Countess Elizabeth died in 1411, Countess Alice in 1416, Countess Lucy in 1424, and Countess Joan in 1442. One sister, Joan Duchess of York died without issue in 1434. [8. CP vii. 149, 156-7, 163, 328-32; CIPM xxii.327-32, 352; xxiv.245-62; xxvi.59-66.] There were therefore five occasions over the next 34 years when further instalments fell in until the whole inheritance accrued to the sisters or their heirs: Countess Joan outlived all her sisters-in-law and it was their heirs who benefited. Eleanor I (d. 1405) had married Roger Earl of March (d. 1398) and Edward Lord Charlton (d. 1421), so her coheirs in 1442 were the her three daughters or their offspring: Richard Duke of York, son of Anne Mortimer, the eldest daughter; Joyce Lady Tiptoft (d.1446), the second daughter; and Henry Grey of Powys (d.1450), son of her third daughter Joan (d. 1425) wife of Sir John Grey.
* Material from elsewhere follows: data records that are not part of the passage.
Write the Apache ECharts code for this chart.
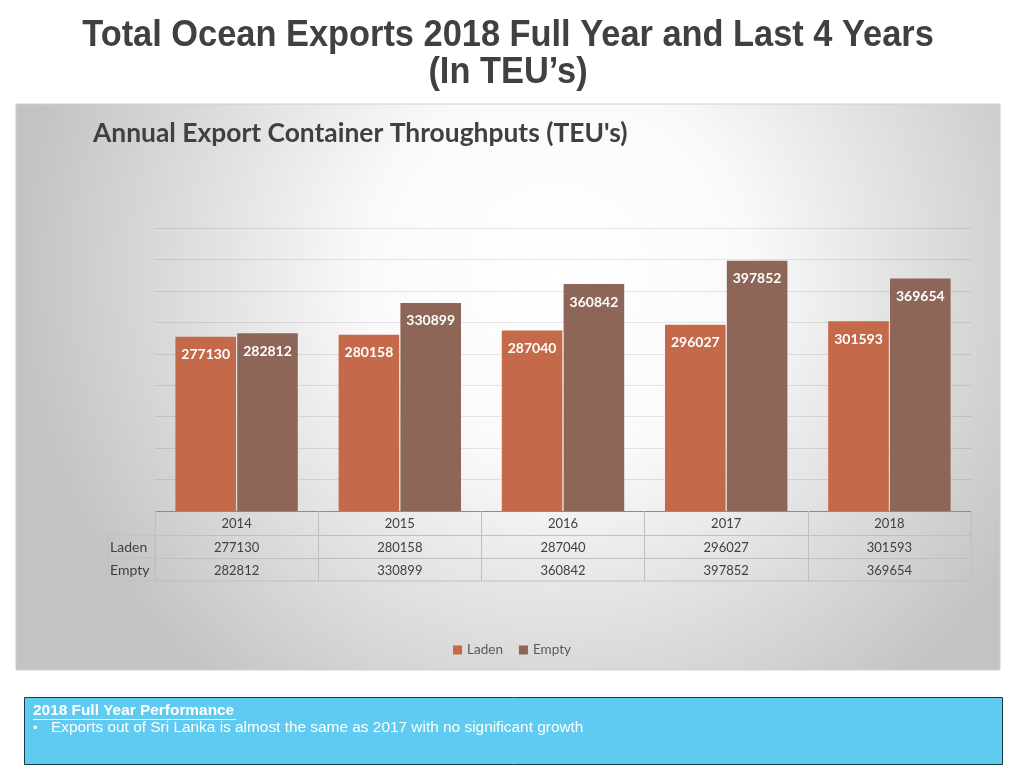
<!DOCTYPE html>
<html>
<head>
<meta charset="utf-8">
<script src="https://cdn.jsdelivr.net/npm/echarts@6/dist/echarts.min.js"></script>
<style>
html,body{margin:0;padding:0;background:#fff;}
#c{width:1024px;height:768px;}
</style>
</head>
<body>
<div id="c"></div>
<script>
const years = ['2014', '2015', '2016', '2017', '2018'];
const laden = [277130, 280158, 287040, 296027, 301593];
const empty = [282812, 330899, 360842, 397852, 369654];
const seriesNames = ['Laden', 'Empty'];
const pageTitle1 = 'Total Ocean Exports 2018 Full Year and Last 4 Years';
const pageTitle2 = '(In TEU\u2019s)';
const chartTitle = "Annual Export Container Throughputs (TEU's)";
const noteTitle = '2018 Full Year Performance';
const noteText = 'Exports out of Sri Lanka is almost the same as 2017 with no significant growth';

const chart = echarts.init(document.getElementById('c'), null, {renderer: 'canvas'});

const GL = 155, GR = 971, GT = 228, GB = 511;
const tableLine = '#bfbfbf';
const tableText = '#404040';
const calib = 'Lato, "Open Sans", sans-serif';
const arial = '"Liberation Sans", Arial, sans-serif';

const commonAxis = {
  type: 'category',
  position: 'bottom',
  boundaryGap: true,
  axisTick: {show: true, interval: 0, length: 24, lineStyle: {color: tableLine}},
  axisLabel: {interval: 0, margin: 6, fontFamily: calib, fontSize: 13, color: tableText},
  splitLine: {show: false}
};

const option = {
  animation: false,
  grid: {left: GL, right: 1024 - GR, top: GT, bottom: 768 - GB, containLabel: false},
  legend: {
    data: seriesNames,
    top: 638,
    left: 'center',
    itemWidth: 9,
    itemHeight: 9,
    itemGap: 16,
    icon: 'rect',
    textStyle: {fontFamily: calib, fontSize: 13.5, color: '#595959'}
  },
  xAxis: [
    Object.assign({}, commonAxis, {
      data: years,
      axisLine: {show: true, lineStyle: {color: '#8c8c8c', width: 1}}
    }),
    Object.assign({}, commonAxis, {
      data: laden.map(String),
      offset: 24,
      axisLine: {show: true, lineStyle: {color: tableLine}},
      axisTick: {show: true, interval: 0, length: 23, lineStyle: {color: tableLine}}
    }),
    Object.assign({}, commonAxis, {
      data: empty.map(String),
      offset: 47,
      axisLine: {show: true, lineStyle: {color: tableLine}},
      axisTick: {show: true, interval: 0, length: 23, lineStyle: {color: tableLine}}
    })
  ],
  yAxis: {
    type: 'value',
    min: 0,
    max: 450000,
    interval: 50000,
    axisLabel: {show: false},
    axisLine: {show: false},
    axisTick: {show: false},
    splitLine: {lineStyle: {color: 'rgba(0,0,0,0.09)', width: 1}}
  },
  series: [
    {
      name: seriesNames[0],
      type: 'bar',
      data: laden,
      xAxisIndex: 0,
      barCategoryGap: '25%',
      barGap: '2%',
      itemStyle: {color: '#C4694A'},
      label: {show: true, position: 'insideTop', distance: 11, color: '#fff', fontFamily: calib, fontWeight: 'bold', fontSize: 14}
    },
    {
      name: seriesNames[1],
      type: 'bar',
      data: empty,
      xAxisIndex: 0,
      barCategoryGap: '25%',
      barGap: '2%',
      itemStyle: {color: '#8D6657'},
      label: {show: true, position: 'insideTop', distance: 11, color: '#fff', fontFamily: calib, fontWeight: 'bold', fontSize: 14}
    }
  ],
  graphic: [
    {
      type: 'rect', z: -10, silent: true,
      shape: {x: 16, y: 104, width: 984, height: 566},
      style: {
        fill: {
          type: 'radial', x: 0.55, y: 0.3, r: 0.95,
          colorStops: [
            {offset: 0, color: '#ffffff'},
            {offset: 0.35, color: '#fafafa'},
            {offset: 1, color: '#c3c3c3'}
          ]
        },
        stroke: '#d0d0d0', lineWidth: 1
      }
    },
    {
      type: 'text', z: 10, x: 508, y: 36, scaleX: 0.955,
      style: {text: pageTitle1, font: 'bold 36px ' + arial, fill: '#404040', align: 'center', verticalAlign: 'middle'}
    },
    {
      type: 'text', z: 10, x: 508, y: 73, scaleX: 0.955,
      style: {text: pageTitle2, font: 'bold 36px ' + arial, fill: '#404040', align: 'center', verticalAlign: 'middle'}
    },
    {
      type: 'text', z: 10, x: 93, y: 134, scaleX: 1.015,
      style: {text: chartTitle, font: 'bold 26px ' + calib, fill: '#404040', align: 'left', verticalAlign: 'middle'}
    },
    // row header column of data table
    {type: 'line', z: 10, shape: {x1: 108, y1: 535, x2: GL, y2: 535}, style: {stroke: tableLine, lineWidth: 1}},
    {type: 'line', z: 10, shape: {x1: 108, y1: 558, x2: GL, y2: 558}, style: {stroke: tableLine, lineWidth: 1}},
    {type: 'line', z: 10, shape: {x1: 108, y1: 581, x2: GR, y2: 581}, style: {stroke: tableLine, lineWidth: 1}},
    {type: 'line', z: 10, shape: {x1: 108, y1: 535, x2: 108, y2: 581}, style: {stroke: tableLine, lineWidth: 1}},
    {type: 'line', z: 10, shape: {x1: GL, y1: 535, x2: GL, y2: 581}, style: {stroke: tableLine, lineWidth: 1}},
    {
      type: 'text', z: 10, x: 110, y: 547,
      style: {text: seriesNames[0], font: '14px ' + calib, fill: tableText, align: 'left', verticalAlign: 'middle'}
    },
    {
      type: 'text', z: 10, x: 110, y: 570,
      style: {text: seriesNames[1], font: '14px ' + calib, fill: tableText, align: 'left', verticalAlign: 'middle'}
    },
    // note box
    {
      type: 'rect', z: 10,
      shape: {x: 24.5, y: 697.5, width: 978, height: 67},
      style: {fill: '#5FCBF1', stroke: '#1d3a4c', lineWidth: 1}
    },
    {
      type: 'text', z: 11, x: 33, y: 711, scaleX: 1.1,
      style: {text: noteTitle, font: 'bold 14px ' + arial, fill: '#ffffff', align: 'left', verticalAlign: 'middle'}
    },
    {type: 'line', z: 11, shape: {x1: 33, y1: 719.5, x2: 236, y2: 719.5}, style: {stroke: '#ffffff', lineWidth: 1}},
    {
      type: 'text', z: 11, x: 33, y: 728,
      style: {text: '\u2022', font: '13px ' + arial, fill: '#ffffff', align: 'left', verticalAlign: 'middle'}
    },
    {
      type: 'text', z: 11, x: 51, y: 728, scaleX: 1.1,
      style: {text: noteText, font: '14px ' + arial, fill: '#ffffff', align: 'left', verticalAlign: 'middle'}
    }
  ]
};
chart.setOption(option);
</script>
</body>
</html>
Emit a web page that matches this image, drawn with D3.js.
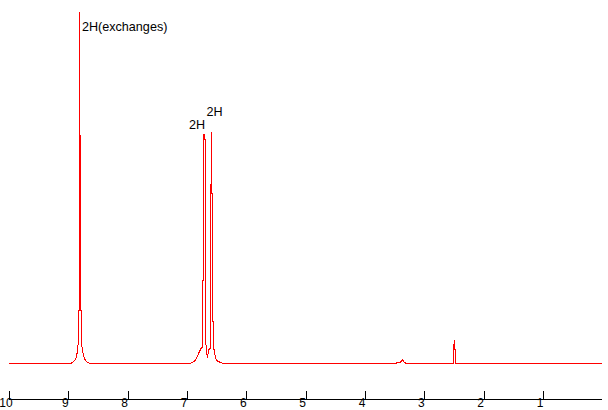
<!DOCTYPE html>
<html><head><meta charset="utf-8">
<script src="https://cdn.jsdelivr.net/npm/d3@7"></script>
<style>html,body{margin:0;padding:0;background:#fff;overflow:hidden}svg{display:block}</style>
</head><body><svg id="c" width="608" height="410"></svg>
<script>
const ppmValues = [10.008,8.963,8.930,8.879,8.862,8.845,8.829,8.829,8.812,8.812,8.812,8.795,8.795,8.778,8.778,8.761,8.744,8.727,8.711,8.677,8.626,
 6.941,6.857,6.806,6.789,6.755,6.739,6.739,6.722,6.722,6.705,6.705,6.688,6.688,6.671,6.654,6.637,6.620,6.603,6.603,6.587,6.587,6.570,6.570,6.553,6.553,6.536,6.502,6.435,6.385,
 3.486,3.469,3.401,3.367,3.350,3.316,3.299,
 2.525,2.508,2.508,2.491,2.491,2.474,2.474,2.457,0];
const intensities = [0,0,1,4,7,13,24,53,53,352,228,228,53,53,21,13,8,5,3,1,0,
 0,3,10,12,16,16,83,83,229,229,224,224,26,11,6,13,15,15,127,231,170,170,42,42,18,10,3,1,0,
 0,0.5,1.5,4,2,0.5,0,
 0,0,19,19,23,5,0,0,0];
const tickValues = [10,9,8,7,6,5,4,3,2,1];
const peakLabels = ["2H(exchanges)","2H","2H"];
const labelPpm = [8.77,6.966,6.671];
const labelHeight = [333,234.5,247.5];

const svg = d3.select("#c");
const x = d3.scaleLinear().domain([10,0]).range([9,602.3]);
const y = d3.scaleLinear().domain([0,352]).range([363.5,11.5]);

const line = d3.line().x((d,i)=>x(ppmValues[i])).y(d=>y(d));
svg.append("path").datum(intensities).attr("d",line)
  .attr("fill","none").attr("stroke","#f00").attr("stroke-width",1)
  .attr("shape-rendering","crispEdges");

const axis = d3.axisTop(x).tickValues(tickValues).tickSize(9).tickPadding(0).tickFormat("");
const gA = svg.append("g").attr("transform","translate(0,399.5)").call(axis);
gA.select(".domain").attr("stroke","#000").attr("d",`M${x(10)},0H${x(0)}`).attr("shape-rendering","crispEdges");
gA.selectAll(".tick line").attr("stroke","#000").attr("shape-rendering","crispEdges");

svg.selectAll("text.tl").data(tickValues).join("text").attr("class","tl")
  .attr("x",d=>x(d)-3).attr("y",407.4).attr("text-anchor","middle")
  .style("font","12px 'Liberation Sans',Arial,sans-serif").attr("fill","#000")
  .text(d=>d);

svg.selectAll("text.pl").data(peakLabels).join("text").attr("class","pl")
  .attr("x",(d,i)=>x(labelPpm[i])).attr("y",(d,i)=>y(labelHeight[i]))
  .style("font","12.6px 'Liberation Sans',Arial,sans-serif").attr("fill","#000")
  .text(d=>d);
</script></body></html>
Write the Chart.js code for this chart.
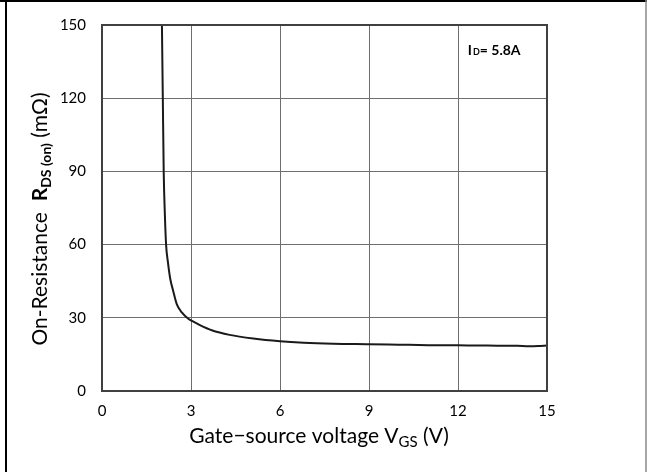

Although half-sisters by two different fathers, they were equal heirs to their mother Eleanor I, and were each entitled ultimately to inherit a twelfth the whole Holland estate. [9. CIPM xxii. 471; xxvi.59; CP iii.162n; xii(1).749.] John Duke of Somerset (d. 1444) was son and heir of Margaret: his daughter and sole heiress was Lady Margaret Beaufort (1443-1509), countess of Richmond and Derby and mother o0f Henry VII. Ralph Earl of Westmorland (d. 1484) was son of Joan and Alice Countess of Salisbury (d. 1462) of Eleanor II. [10. CIPM xxvi.59.] There survive inquisitions post mortem for all of them [11. CIPM xvi. 301-35; xvii.974-9; xix.861-74; xxii.328-32; xxiv.245-62; xxv.438-45; xxvi.59.] and some partitions too. [12. TNA SC 12/41/3; C 47/9/35 m.1; CIPM xix.639.] The original IPM valuation in 1408 yielded shares of only £140. [13. CIPM xix.622-39.] Ultimately the heirs of Eleanor II accrued properties altogether worth £ 675 [14. M.A. Hicks, ‘The Neville Earldom of Salisbury 1429-71', Richard III and his Rivals: Magnates and their Motives during the Wars of the Roses (London, 1991), 357.] - certainly an understatement – suggesting that the whole inheritance, never again united after 1352, was worth at least £2,700 and more probably about £4,000. Even the twelfth share of Somerset and his daughter Lady Margaret Beaufort (d. 1509) should have been worth £250. Divided into quarters, sixths, and twelfths, the Holland inheritance augmented several other family estates but it lost its own identity.